Thursday, June 22, 2017

A Shot in the Dark

Being a dual citizen can provide all kinds of strange experiences.  Today, news came out that a Canadian sniper set the long distance record for a kill--3540 meters--in Iraq.  My Canadian nationalism was not so much activated by pride in this, but when American folks raised doubts.

I have no expertise on sniping, although I did point out that Canadian snipers already near the top of the list of longest shot records.  So, this is not some junior varsity squad claiming that they beat the Golden State Warriors (if I were really Canadian, I would have used a hockey reference).  Still, boasting happens all the time, so having some doubt makes sense (there is apparently video).
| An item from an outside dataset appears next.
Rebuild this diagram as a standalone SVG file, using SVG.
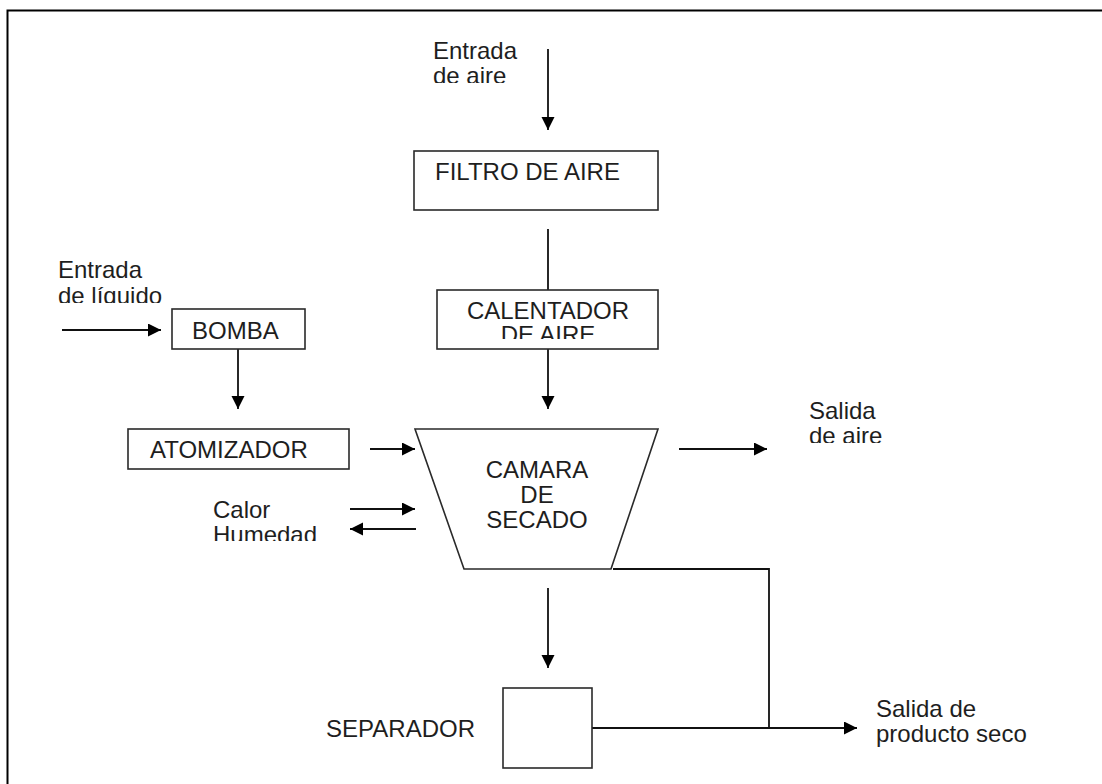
<svg xmlns="http://www.w3.org/2000/svg" width="1102" height="784" viewBox="0 0 1102 784">
  <style>
    text { font-family: "Liberation Sans", Arial, sans-serif; font-size: 24px; fill: #1e1e1e; }
    .box { fill: #ffffff; stroke: #2a2a2a; stroke-width: 1.6; }
    .wire { fill: none; stroke: #111111; stroke-width: 1.8; }
    .arrow { fill: none; stroke: #111111; stroke-width: 1.8; marker-end: url(#head); }
    .frame { fill: none; stroke: #000000; stroke-width: 2; }
  </style>
  <defs>
    <marker id="head" markerUnits="userSpaceOnUse" markerWidth="14" markerHeight="14" refX="13" refY="6.5" orient="auto">
      <path d="M0,0 L13,6.5 L0,13 Z" fill="#000000"/>
    </marker>
    <!-- second lines of the side labels are cut short at the bottom -->
    <clipPath id="clipAireIn"><rect x="420" y="30" width="110" height="53"/></clipPath>
    <clipPath id="clipLiquido"><rect x="50" y="255" width="140" height="48"/></clipPath>
    <clipPath id="clipCalentador"><rect x="438" y="291" width="219" height="48"/></clipPath>
    <clipPath id="clipCalor"><rect x="200" y="490" width="130" height="51"/></clipPath>
    <clipPath id="clipAireOut"><rect x="800" y="395" width="120" height="48"/></clipPath>
  </defs>

  <!-- page frame -->
  <path class="frame" d="M7.5,784 V10.5 H1102"/>

  <!-- connectors -->
  <g id="connectors">
    <line class="arrow" x1="548" y1="49" x2="548" y2="130"/>
    <line class="wire" x1="548" y1="229" x2="548" y2="290"/>
    <line class="arrow" x1="548" y1="349" x2="548" y2="409"/>
    <line class="arrow" x1="62" y1="330" x2="161" y2="330"/>
    <line class="arrow" x1="238" y1="349" x2="238" y2="409"/>
    <line class="arrow" x1="370" y1="449" x2="415" y2="449"/>
    <line class="arrow" x1="350" y1="509" x2="415" y2="509"/>
    <line class="arrow" x1="416" y1="529" x2="350" y2="529"/>
    <line class="arrow" x1="679" y1="449" x2="767" y2="449"/>
    <line class="arrow" x1="548" y1="588" x2="548" y2="668"/>
    <path class="wire" d="M613,569 H769 V728"/>
    <line class="arrow" x1="592" y1="728" x2="857" y2="728"/>
  </g>

  <!-- inputs and outputs -->
  <g id="entrada-aire" clip-path="url(#clipAireIn)">
    <text x="433" y="59">Entrada</text>
    <text x="433" y="84">de aire</text>
  </g>
  <g id="entrada-liquido" clip-path="url(#clipLiquido)">
    <text x="58" y="278">Entrada</text>
    <text x="58" y="304">de líquido</text>
  </g>
  <g id="calor-humedad" clip-path="url(#clipCalor)">
    <text x="213" y="518">Calor</text>
    <text x="213" y="543">Humedad</text>
  </g>
  <g id="salida-aire" clip-path="url(#clipAireOut)">
    <text x="809" y="419">Salida</text>
    <text x="809" y="444">de aire</text>
  </g>
  <g id="salida-producto">
    <text x="876" y="717">Salida de</text>
    <text x="876" y="742">producto seco</text>
  </g>

  <!-- process units -->
  <g id="filtro">
    <rect class="box" x="414" y="151" width="244" height="59"/>
    <text x="435" y="180">FILTRO DE AIRE</text>
  </g>
  <g id="calentador">
    <rect class="box" x="437" y="290" width="221" height="59"/>
    <g clip-path="url(#clipCalentador)">
      <text x="548" y="319" text-anchor="middle">CALENTADOR</text>
      <text x="548" y="343" text-anchor="middle">DE AIRE</text>
    </g>
  </g>
  <g id="bomba">
    <rect class="box" x="172" y="309" width="133" height="40"/>
    <text x="192" y="339">BOMBA</text>
  </g>
  <g id="atomizador">
    <rect class="box" x="128" y="429" width="221" height="40"/>
    <text x="150" y="458">ATOMIZADOR</text>
  </g>
  <g id="camara">
    <polygon class="box" points="415,429 658,429 611,569 464,569"/>
    <text x="537" y="478" text-anchor="middle">CAMARA</text>
    <text x="537" y="503" text-anchor="middle">DE</text>
    <text x="537" y="528" text-anchor="middle">SECADO</text>
  </g>
  <g id="separador">
    <rect class="box" x="503" y="688" width="89" height="80"/>
    <text x="475" y="737" text-anchor="end">SEPARADOR</text>
  </g>
</svg>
I would suggest three political dynamics here that suggest this claim has some credibility:
  1. CANSOF (Canadian Special Operations Forces Command) is not exaggerating in order to maximize its budget.  It has no need as it is one of the big winners of the Defence Policy Review.  CANSOF is going to get significantly more personnel and budget, so there is no need to boast here to try to get more resources.
  2. I am pretty sure that the Liberal government is less than thrilled about this news.  While this government is not as pacifist as many would suggest (the aforementioned DPR is far more favorable towards "kinetic" stuff than one might have expected), they would still like the Iraq mission not to be described as a combat mission.  This is a trap that many leaders of democracies have fallen into, so Trudeau is not alone.  The news that a Canadian sniper was doing his job (pretty sure we don't have female snipers yet) undercuts the effort to make this effort seem less like war.  
  3. This news is also inconvenient in another way. Once the Mosul operation finishes, the question becomes: what happens to the Canadian mission in Iraq?  Training the Kurds will not make much sense, and Canada does not seem to have a role in training the Iraq army.  So, the SOF guys and others could come home after their mission is completed, but then the government might be accused of being too weak on the counter-ISIS fight.  So, the government might be happy to get this sniping news out so that they can look strong on the counter-ISIS fight or not.  Hmmm.  
My guess is that CANSOF was proud of its accomplishment (which Mrs. Spew reminds me involves killing people, which is not something to be too thrilled about), and shared the news because that is what militaries do--they like to recognize the achievements of their troops/sailors/pilots/etc.  One enduring lesson I had from my time in the Pentagon was how seriously the armed forces took recognition of contributions.  That is a very essential part of this whole profession at arms thing.